SET EXERCISE:
Make an exact copy of all the material below, apart from the pictures.

───── DATA SEGMENT ─────

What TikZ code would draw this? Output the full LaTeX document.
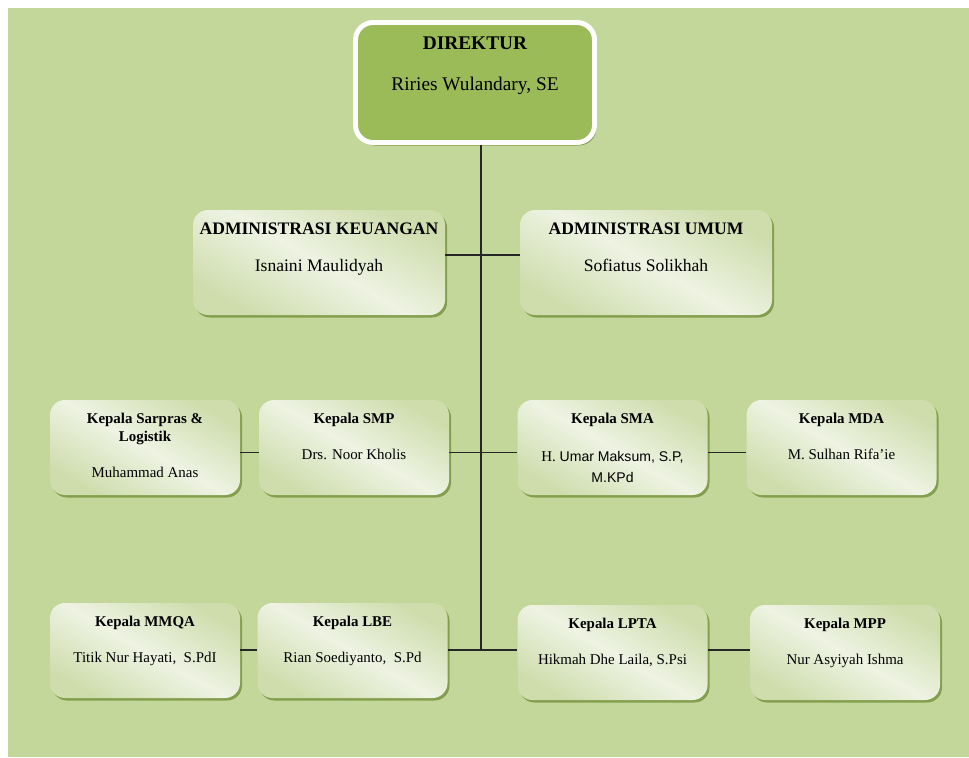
\documentclass[tikz,border=0pt]{standalone}
\usepackage{fontspec}
\setmainfont{Liberation Serif}
\setsansfont{Liberation Sans}
\usetikzlibrary{shadows}

\definecolor{bgGreen}{HTML}{C4D79B}
\definecolor{dirGreen}{HTML}{9BBB59}
\definecolor{boxDark}{HTML}{CFDDAD}
\definecolor{boxLight}{HTML}{EEF3E3}
\definecolor{shadowGreen}{HTML}{7D9A45}

\begin{document}
\begin{tikzpicture}[
	unit/.style={rounded corners=.3cm, minimum width=3.8cm, minimum height=1.9cm, inner sep=0pt,
		top color=boxDark, bottom color=boxDark, middle color=boxLight, shading angle=-30,
		drop shadow={shadow xshift=.04cm, shadow yshift=-.05cm, fill=shadowGreen, opacity=.9}},
	adminunit/.style={unit, minimum width=5.04cm, minimum height=2.1cm},
	headunit/.style={rounded corners=.35cm, minimum width=4.78cm, minimum height=2.4cm, inner sep=0pt,
		fill=dirGreen, draw=white, line width=2.8pt,
		drop shadow={shadow xshift=.04cm, shadow yshift=-.06cm, fill=shadowGreen, opacity=.9}},
	post/.style={anchor=north, inner sep=0pt, align=center, font=\fontsize{8.5}{10.2}\selectfont\bfseries},
	holder/.style={anchor=north, inner sep=0pt, align=center, font=\fontsize{8.5}{12}\selectfont},
	adminpost/.style={post, font=\fontsize{10}{12}\selectfont\bfseries},
	adminholder/.style={holder, font=\fontsize{10}{12}\selectfont},
	headpost/.style={post, font=\fontsize{11}{13}\selectfont\bfseries},
	headholder/.style={holder, font=\fontsize{11}{13}\selectfont},
	link/.style={draw=black!85, line width=.8pt}
]
	\useasboundingbox (0,0) rectangle (19.38,-15.14);
	\fill[bgGreen] (.16,-.16) rectangle (19.38,-15.14);

	% direktur
	\node[headunit] (dir) at (9.5,-1.65) {};
	\node[headpost] (dir-post) at ([yshift=-.33cm]dir.north) {DIREKTUR};
	\node[headholder] (dir-holder) at ([yshift=-1.13cm]dir.north) {Riries Wulandary, SE};

	% administrasi
	\node[adminunit] (keu) at (6.38,-5.25) {};
	\node[adminpost] (keu-post) at ([yshift=-.26cm]keu.north) {ADMINISTRASI KEUANGAN};
	\node[adminholder] (keu-holder) at ([yshift=-.98cm]keu.north) {Isnaini Maulidyah};
	\node[adminunit] (umum) at (12.92,-5.25) {};
	\node[adminpost] (umum-post) at ([yshift=-.26cm]umum.north) {ADMINISTRASI UMUM};
	\node[adminholder] (umum-holder) at ([yshift=-.98cm]umum.north) {Sofiatus Solikhah};

	% kepala, baris atas
	\node[unit] (sarpras) at (2.9,-8.95) {};
	\node[post] (sarpras-post) at ([yshift=-.26cm]sarpras.north) {Kepala Sarpras \&\\Logistik};
	\node[holder] (sarpras-holder) at ([yshift=-1.34cm]sarpras.north) {Muhammad Anas};
	\node[unit] (smp) at (7.08,-8.95) {};
	\node[post] (smp-post) at ([yshift=-.26cm]smp.north) {Kepala SMP};
	\node[holder] (smp-holder) at ([yshift=-.98cm]smp.north) {Drs. Noor Kholis};
	\node[unit] (sma) at (12.25,-8.95) {};
	\node[post] (sma-post) at ([yshift=-.26cm]sma.north) {Kepala SMA};
	\node[holder] (sma-holder) at ([yshift=-1.02cm]sma.north) {H. {\sffamily\fontsize{8}{12}\selectfont Umar Maksum, S.P,}\\{\sffamily\fontsize{8}{12}\selectfont M.KPd}};
	\node[unit] (mda) at (16.83,-8.95) {};
	\node[post] (mda-post) at ([yshift=-.26cm]mda.north) {Kepala MDA};
	\node[holder] (mda-holder) at ([yshift=-.98cm]mda.north) {M. Sulhan Rifa'ie};

	% kepala, baris bawah
	\node[unit] (mmqa) at (2.9,-13.01) {};
	\node[post] (mmqa-post) at ([yshift=-.27cm]mmqa.north) {Kepala MMQA};
	\node[holder] (mmqa-holder) at ([yshift=-.99cm]mmqa.north) {Titik Nur Hayati, \ S.PdI};
	\node[unit] (lbe) at (7.05,-13.01) {};
	\node[post] (lbe-post) at ([yshift=-.27cm]lbe.north) {Kepala LBE};
	\node[holder] (lbe-holder) at ([yshift=-.99cm]lbe.north) {Rian Soediyanto, \ S.Pd};
	\node[unit] (lpta) at (12.25,-13.05) {};
	\node[post] (lpta-post) at ([yshift=-.27cm]lpta.north) {Kepala LPTA};
	\node[holder] (lpta-holder) at ([yshift=-.99cm]lpta.north) {Hikmah Dhe Laila, S.Psi};
	\node[unit] (mpp) at (16.9,-13.05) {};
	\node[post] (mpp-post) at ([yshift=-.27cm]mpp.north) {Kepala MPP};
	\node[holder] (mpp-holder) at ([yshift=-.99cm]mpp.north) {Nur Asyiyah Ishma};

	% garis
	\coordinate (t1) at (9.62,-5.1);
	\coordinate (t3) at (9.62,-9.05);
	\coordinate (t4) at (9.62,-13.0);
	\draw[link] (dir.south -| t4) -- (t4);
	\draw[link] (keu.east |- t1) -- (umum.west |- t1);
	\draw[link] (sarpras.east |- t3) -- (smp.west |- t3);
	\draw[link] (smp.east |- t3) -- (sma.west |- t3);
	\draw[link] (sma.east |- t3) -- (mda.west |- t3);
	\draw[link] (mmqa.east |- t4) -- (lbe.west |- t4);
	\draw[link] (lbe.east |- t4) -- (lpta.west |- t4);
	\draw[link] (lpta.east |- t4) -- (mpp.west |- t4);
\end{tikzpicture}
\end{document}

─────

FINISHED ANSWER:
What TikZ code would draw this? Output the full LaTeX document.
\documentclass[tikz,border=0pt]{standalone}
\usepackage{fontspec}
\setmainfont{Liberation Serif}
\setsansfont{Liberation Sans}
\usetikzlibrary{shadows}

\definecolor{bgGreen}{HTML}{C4D79B}
\definecolor{dirGreen}{HTML}{9BBB59}
\definecolor{boxDark}{HTML}{CFDDAD}
\definecolor{boxLight}{HTML}{EEF3E3}
\definecolor{shadowGreen}{HTML}{7D9A45}

\begin{document}
\begin{tikzpicture}[
	unit/.style={rounded corners=.3cm, minimum width=3.8cm, minimum height=1.9cm, inner sep=0pt,
		top color=boxDark, bottom color=boxDark, middle color=boxLight, shading angle=-30,
		drop shadow={shadow xshift=.04cm, shadow yshift=-.05cm, fill=shadowGreen, opacity=.9}},
	adminunit/.style={unit, minimum width=5.04cm, minimum height=2.1cm},
	headunit/.style={rounded corners=.35cm, minimum width=4.78cm, minimum height=2.4cm, inner sep=0pt,
		fill=dirGreen, draw=white, line width=2.8pt,
		drop shadow={shadow xshift=.04cm, shadow yshift=-.06cm, fill=shadowGreen, opacity=.9}},
	post/.style={anchor=north, inner sep=0pt, align=center, font=\fontsize{8.5}{10.2}\selectfont\bfseries},
	holder/.style={anchor=north, inner sep=0pt, align=center, font=\fontsize{8.5}{12}\selectfont},
	adminpost/.style={post, font=\fontsize{10}{12}\selectfont\bfseries},
	adminholder/.style={holder, font=\fontsize{10}{12}\selectfont},
	headpost/.style={post, font=\fontsize{11}{13}\selectfont\bfseries},
	headholder/.style={holder, font=\fontsize{11}{13}\selectfont},
	link/.style={draw=black!85, line width=.8pt}
]
	\useasboundingbox (0,0) rectangle (19.38,-15.14);
	\fill[bgGreen] (.16,-.16) rectangle (19.38,-15.14);

	% direktur
	\node[headunit] (dir) at (9.5,-1.65) {};
	\node[headpost] (dir-post) at ([yshift=-.33cm]dir.north) {DIREKTUR};
	\node[headholder] (dir-holder) at ([yshift=-1.13cm]dir.north) {Riries Wulandary, SE};

	% administrasi
	\node[adminunit] (keu) at (6.38,-5.25) {};
	\node[adminpost] (keu-post) at ([yshift=-.26cm]keu.north) {ADMINISTRASI KEUANGAN};
	\node[adminholder] (keu-holder) at ([yshift=-.98cm]keu.north) {Isnaini Maulidyah};
	\node[adminunit] (umum) at (12.92,-5.25) {};
	\node[adminpost] (umum-post) at ([yshift=-.26cm]umum.north) {ADMINISTRASI UMUM};
	\node[adminholder] (umum-holder) at ([yshift=-.98cm]umum.north) {Sofiatus Solikhah};

	% kepala, baris atas
	\node[unit] (sarpras) at (2.9,-8.95) {};
	\node[post] (sarpras-post) at ([yshift=-.26cm]sarpras.north) {Kepala Sarpras \&\\Logistik};
	\node[holder] (sarpras-holder) at ([yshift=-1.34cm]sarpras.north) {Muhammad Anas};
	\node[unit] (smp) at (7.08,-8.95) {};
	\node[post] (smp-post) at ([yshift=-.26cm]smp.north) {Kepala SMP};
	\node[holder] (smp-holder) at ([yshift=-.98cm]smp.north) {Drs. Noor Kholis};
	\node[unit] (sma) at (12.25,-8.95) {};
	\node[post] (sma-post) at ([yshift=-.26cm]sma.north) {Kepala SMA};
	\node[holder] (sma-holder) at ([yshift=-1.02cm]sma.north) {H. {\sffamily\fontsize{8}{12}\selectfont Umar Maksum, S.P,}\\{\sffamily\fontsize{8}{12}\selectfont M.KPd}};
	\node[unit] (mda) at (16.83,-8.95) {};
	\node[post] (mda-post) at ([yshift=-.26cm]mda.north) {Kepala MDA};
	\node[holder] (mda-holder) at ([yshift=-.98cm]mda.north) {M. Sulhan Rifa'ie};

	% kepala, baris bawah
	\node[unit] (mmqa) at (2.9,-13.01) {};
	\node[post] (mmqa-post) at ([yshift=-.27cm]mmqa.north) {Kepala MMQA};
	\node[holder] (mmqa-holder) at ([yshift=-.99cm]mmqa.north) {Titik Nur Hayati, \ S.PdI};
	\node[unit] (lbe) at (7.05,-13.01) {};
	\node[post] (lbe-post) at ([yshift=-.27cm]lbe.north) {Kepala LBE};
	\node[holder] (lbe-holder) at ([yshift=-.99cm]lbe.north) {Rian Soediyanto, \ S.Pd};
	\node[unit] (lpta) at (12.25,-13.05) {};
	\node[post] (lpta-post) at ([yshift=-.27cm]lpta.north) {Kepala LPTA};
	\node[holder] (lpta-holder) at ([yshift=-.99cm]lpta.north) {Hikmah Dhe Laila, S.Psi};
	\node[unit] (mpp) at (16.9,-13.05) {};
	\node[post] (mpp-post) at ([yshift=-.27cm]mpp.north) {Kepala MPP};
	\node[holder] (mpp-holder) at ([yshift=-.99cm]mpp.north) {Nur Asyiyah Ishma};

	% garis
	\coordinate (t1) at (9.62,-5.1);
	\coordinate (t3) at (9.62,-9.05);
	\coordinate (t4) at (9.62,-13.0);
	\draw[link] (dir.south -| t4) -- (t4);
	\draw[link] (keu.east |- t1) -- (umum.west |- t1);
	\draw[link] (sarpras.east |- t3) -- (smp.west |- t3);
	\draw[link] (smp.east |- t3) -- (sma.west |- t3);
	\draw[link] (sma.east |- t3) -- (mda.west |- t3);
	\draw[link] (mmqa.east |- t4) -- (lbe.west |- t4);
	\draw[link] (lbe.east |- t4) -- (lpta.west |- t4);
	\draw[link] (lpta.east |- t4) -- (mpp.west |- t4);
\end{tikzpicture}
\end{document}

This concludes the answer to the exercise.